Teaching individual sounds should go into two stages: presentation and practice. Here are the steps to follow in each stage.


  1. Name the letter(s) and write it(them) on the board in uppercase & lowercase form.
  2. Say the sound of the letter(s) showing students clearly how to pronounce it with your mouth.
  3. Say some words that include the sound clearly.


  1. Using word and picture cards, ask students to point to the letter(s), say the sound and show the meaning.
  2. Ask students to repeat after you: the letter(s) and the corresponding sound.
  3. Ask students to repeat the words that include the sound.
  4. Write words that include different sounds on the board, say a sound and students circle the word(s) that contain that sound.
  5. Write words in two columns on the board and ask students to match the words that contain similar sounds.
  6. Students give more words that contain a certain sound.
  7. Ask students to write a word that contains a certain sound.


It is the variation in volume and pitch in a whole sentence. It is important in language functions and expressing emotions or feelings. There are three patterns of it:

1. Rise/Fall Intonation:

  • The pitch rises first then falls right down at the end of the sentence.
  • It indicates that the speaker finished what he wants to say and has nothing more to be said.

2. Fall/Rise Intonation:

  • The pitch is low at first then it rises at the end of the sentence.
  • It indicates one of the following:
  1. Surprise or disagreement.
  2. The speaker wants the person to whom he speaks to respond or confirm.
  3. The speaker hasn’t finished yet what he has to say.

3. Flat Intonation:

  • The pitch is at the same level along with the whole sentence.
  • It indicates one of the following:
  1. The speaker doesn’t really have much to say.
  2. The speaker doesn’t want to communicate.

Techniques for Teaching Intonation:

1. Using Nonsense Words:

  1. Ask students to utter nonsense sentences to convey a certain attitude or feeling ( e.g. pride, indifference, anger, boredom, ….. etc ) and get them to speak with expressions.
  2. Then repeat the exercise with a real sentence.
  3. At last, show them how to utter the sentence with suitable intonation according to each attitude or feeling. Talk about different patterns.

2. Using Gestures

  1. Use your hand either up or down in order to indicate the general direction, whether the sentence starts with a high or low pitch.
  2. Ask students to imitate you when saying the same sentences and other ones of their own.
  3. Talk about different patterns while using your hand.

3. Using songs:

  • By singing some sentences or verses you can refer to intonation without the need of producing every single word.

4. Using the board:

  • Make marks on the board using arrows up or down on sentences to show the direction of the intonation.
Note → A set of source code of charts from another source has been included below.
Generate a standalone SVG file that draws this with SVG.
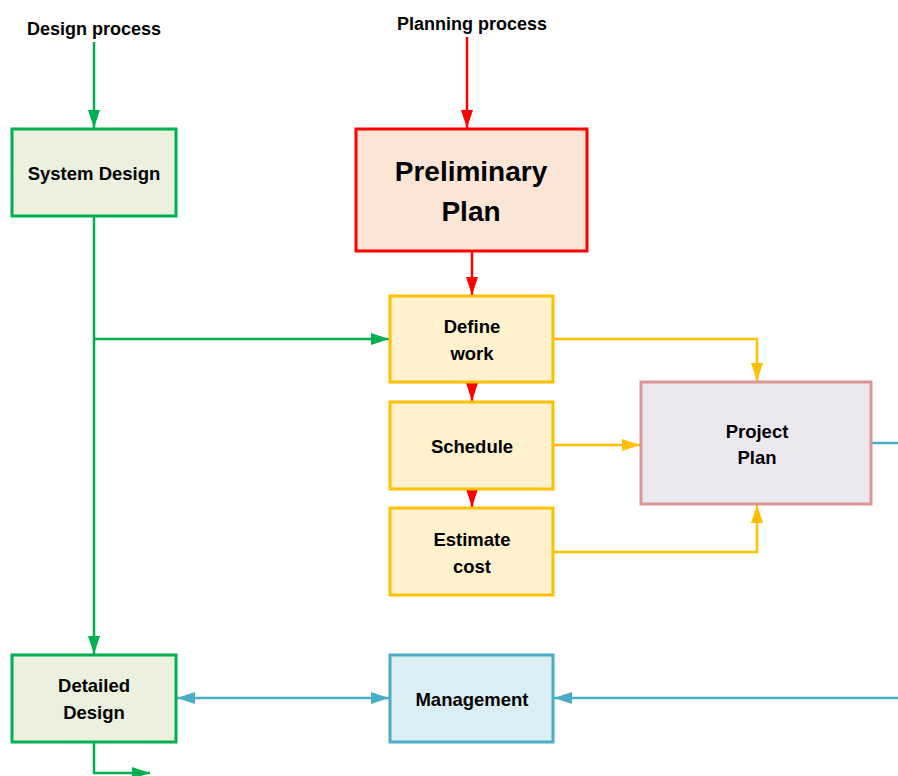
<svg xmlns="http://www.w3.org/2000/svg" width="898" height="776" viewBox="0 0 898 776">
<style>
text{font-family:"Liberation Sans",Arial,sans-serif;font-weight:bold;fill:#000;text-anchor:middle}
.t{font-size:18.5px}
.big{font-size:28px}
.lbl{font-size:18px}
.g{stroke:#00B050}
.r{stroke:#FF0000}
.y{stroke:#FFC000}
.b{stroke:#4BACC6}
.c{fill:none;stroke-width:2.5}
.box{stroke-width:3}
</style>
<defs>
<marker id="ag" markerUnits="userSpaceOnUse" markerWidth="18" markerHeight="12" refX="18" refY="6" orient="auto-start-reverse"><path d="M0,0L18,6L0,12z" fill="#00B050"/></marker>
<marker id="ar" markerUnits="userSpaceOnUse" markerWidth="18" markerHeight="12" refX="18" refY="6" orient="auto-start-reverse"><path d="M0,0L18,6L0,12z" fill="#FF0000"/></marker>
<marker id="ay" markerUnits="userSpaceOnUse" markerWidth="18" markerHeight="12" refX="18" refY="6" orient="auto-start-reverse"><path d="M0,0L18,6L0,12z" fill="#FFC000"/></marker>
<marker id="ab" markerUnits="userSpaceOnUse" markerWidth="18" markerHeight="12" refX="18" refY="6" orient="auto-start-reverse"><path d="M0,0L18,6L0,12z" fill="#4BACC6"/></marker>
</defs>
<g id="connectors">
<path class="c g" d="M94,42V128" marker-end="url(#ag)"/>
<path class="c r" d="M467,37V128" marker-end="url(#ar)"/>
<path class="c g" d="M94,216V654" marker-end="url(#ag)"/>
<path class="c g" d="M94,339H389" marker-end="url(#ag)"/>
<path class="c r" d="M472,251V295" marker-end="url(#ar)"/>
<path class="c r" d="M472,383V401" marker-end="url(#ar)"/>
<path class="c r" d="M472,489V507" marker-end="url(#ar)"/>
<path class="c y" d="M553,339H757V381" marker-end="url(#ay)"/>
<path class="c y" d="M553,445H640" marker-end="url(#ay)"/>
<path class="c y" d="M553,552H757V505" marker-end="url(#ay)"/>
<path class="c b" d="M871,443H898"/>
<path class="c b" d="M177,698H389" marker-start="url(#ab)" marker-end="url(#ab)"/>
<path class="c b" d="M898,698H554" marker-end="url(#ab)"/>
<path class="c g" d="M94,742V773H150" marker-end="url(#ag)"/>
</g>
<g id="design-process"><text class="lbl" x="94" y="35">Design process</text></g>
<g id="planning-process"><text class="lbl" x="472" y="30">Planning process</text></g>
<g id="system-design">
<rect class="box g" x="12" y="129" width="164" height="87" fill="#EBF1DE"/>
<text class="t" x="94" y="180">System Design</text>
</g>
<g id="preliminary-plan">
<rect class="box r" x="356" y="129" width="231" height="122" fill="#FBE5D6"/>
<text class="big" x="471" y="181">Preliminary</text>
<text class="big" x="471" y="221">Plan</text>
</g>
<g id="define-work">
<rect class="box y" x="390" y="296" width="163" height="86" fill="#FFF2CC"/>
<text class="t" x="472" y="333">Define</text>
<text class="t" x="472" y="360">work</text>
</g>
<g id="schedule">
<rect class="box y" x="390" y="402" width="163" height="87" fill="#FFF2CC"/>
<text class="t" x="472" y="453">Schedule</text>
</g>
<g id="estimate-cost">
<rect class="box y" x="390" y="508" width="163" height="87" fill="#FFF2CC"/>
<text class="t" x="472" y="546">Estimate</text>
<text class="t" x="472" y="573">cost</text>
</g>
<g id="project-plan">
<rect class="box" x="641" y="382" width="230" height="122" fill="#ECE8F0" stroke="#D99694"/>
<text class="t" x="757" y="438">Project</text>
<text class="t" x="757" y="464">Plan</text>
</g>
<g id="detailed-design">
<rect class="box g" x="12" y="655" width="164" height="87" fill="#EBF1DE"/>
<text class="t" x="94" y="692">Detailed</text>
<text class="t" x="94" y="719">Design</text>
</g>
<g id="management">
<rect class="box b" x="390" y="655" width="163" height="87" fill="#DAEEF3"/>
<text class="t" x="472" y="706">Management</text>
</g>
</svg>
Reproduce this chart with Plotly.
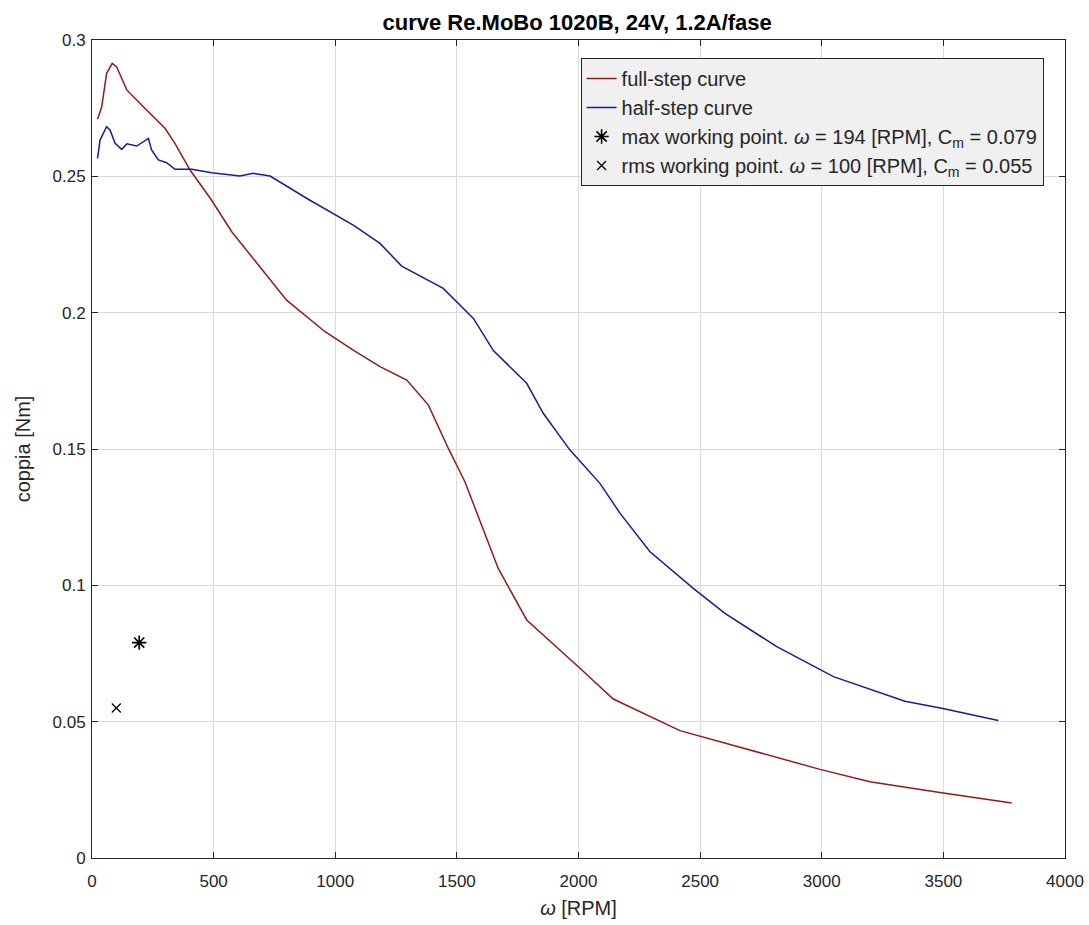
import plotly.graph_objects as go

# full-step curve (omega [RPM], torque [Nm])
full_x = [23, 40, 60, 83, 101, 143, 211, 300, 341, 403, 489, 576, 800, 958, 1074, 1184,
          1294, 1383, 1465, 1533, 1670, 1787, 2006, 2143, 2417, 2774, 2993, 3198, 3486, 3781]
full_y = [0.2709, 0.2755, 0.2878, 0.2914, 0.2902, 0.2817, 0.2755, 0.2676, 0.2621, 0.2523,
          0.2416, 0.2295, 0.2046, 0.1930, 0.1863, 0.1802, 0.1753, 0.1661, 0.1502, 0.1380,
          0.1062, 0.0873, 0.0696, 0.0583, 0.0467, 0.0378, 0.0325, 0.0280, 0.0240, 0.0202]

# half-step curve
half_x = [23, 33, 60, 74, 95, 122, 143, 184, 232, 245, 273, 307, 341, 410, 492, 608, 663,
          732, 889, 992, 1074, 1184, 1273, 1444, 1568, 1650, 1787, 1855, 1965, 2088, 2171,
          2294, 2472, 2602, 2815, 3048, 3342, 3493, 3726]
half_y = [0.2566, 0.2633, 0.2682, 0.2670, 0.2621, 0.2599, 0.2619, 0.2611, 0.2639, 0.2597,
          0.2560, 0.2550, 0.2526, 0.2526, 0.2513, 0.2501, 0.2511, 0.2501, 0.2416, 0.2364,
          0.2321, 0.2254, 0.2171, 0.2089, 0.1979, 0.1861, 0.1741, 0.1631, 0.1496, 0.1374,
          0.1264, 0.1123, 0.0989, 0.0897, 0.0775, 0.0665, 0.0575, 0.0549, 0.0504]

# working points
max_pt = (194, 0.079)
rms_pt = (100, 0.055)

x_ticks = [0, 500, 1000, 1500, 2000, 2500, 3000, 3500, 4000]
y_ticks = [0, 0.05, 0.1, 0.15, 0.2, 0.25, 0.3]
y_tick_text = ["0", "0.05", "0.1", "0.15", "0.2", "0.25", "0.3"]

FONT = "Liberation Sans, Arial, Helvetica, sans-serif"
AX = "#262626"

fig = go.Figure()
fig.add_trace(go.Scatter(x=full_x, y=full_y, mode="lines", name="full-step curve",
                         line=dict(color="#921b1b", width=1.5), legendgroup="a"))
fig.add_trace(go.Scatter(x=half_x, y=half_y, mode="lines", name="half-step curve",
                         line=dict(color="#1b1b92", width=1.5), legendgroup="b"))
fig.add_trace(go.Scatter(x=[max_pt[0]], y=[max_pt[1]], mode="markers",
                         name="max working point. <i>ω</i> = 194 [RPM], C<sub>m</sub> = 0.079",
                         marker=dict(symbol="asterisk-open", size=12, color="black",
                                     line=dict(color="black", width=1.6)), legendgroup="c"))
fig.add_trace(go.Scatter(x=[rms_pt[0]], y=[rms_pt[1]], mode="markers",
                         name="rms working point. <i>ω</i> = 100 [RPM], C<sub>m</sub> = 0.055",
                         marker=dict(symbol="x-thin-open", size=9, color="black",
                                     line=dict(color="black", width=1.2)), legendgroup="d"))

axis_common = dict(showline=True, linecolor=AX, linewidth=1, mirror="ticks",
                   ticks="inside", ticklen=6, tickcolor=AX, showgrid=True,
                   gridcolor="#dadada", gridwidth=1, zeroline=False, automargin=False,
                   tickfont=dict(family=FONT, size=17, color=AX))

fig.update_xaxes(range=[0, 4000], tickvals=x_ticks, ticklabelstandoff=8,
                 ticklabeloverflow="allow",
                 title=dict(text="<i>ω</i> [RPM]", font=dict(family=FONT, size=20, color=AX),
                            standoff=10),
                 **axis_common)
fig.update_yaxes(range=[0, 0.3], tickvals=y_ticks, ticktext=y_tick_text, ticklabelstandoff=2,
                 title=dict(text="coppia [Nm]", font=dict(family=FONT, size=20, color=AX),
                            standoff=16),
                 **axis_common)

fig.update_layout(
    width=1089, height=925,
    margin=dict(l=92, r=24, t=40, b=67),
    paper_bgcolor="white", plot_bgcolor="white",
    font=dict(family=FONT, color=AX),
    title=dict(text="<b>curve Re.MoBo 1020B, 24V, 1.2A/fase</b>",
               font=dict(family=FONT, size=22, color="black"),
               x=0.53, xanchor="center", y=1 - 22 / 925, yref="container", yanchor="middle"),
    showlegend=True,
    legend=dict(x=0.978, xanchor="right", y=0.978, yanchor="top",
                bgcolor="#f0f0f0", bordercolor=AX, borderwidth=1,
                font=dict(family=FONT, size=20, color=AX),
                traceorder="grouped", tracegroupgap=0),
)

fig.write_html("out.html")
As teachers, we should aim ultimately at making sure that our students can produce clear speech that can be understood by others, for successful communication. 

Mispronunciation, due to unfollowing the phonological rules that the native speakers follow, may result in altering, hindering or having an effect on the meaning of the message conveyed. That’s why the teachers should be well aware of how to teach pronunciation and beginning reading using the phonics approach.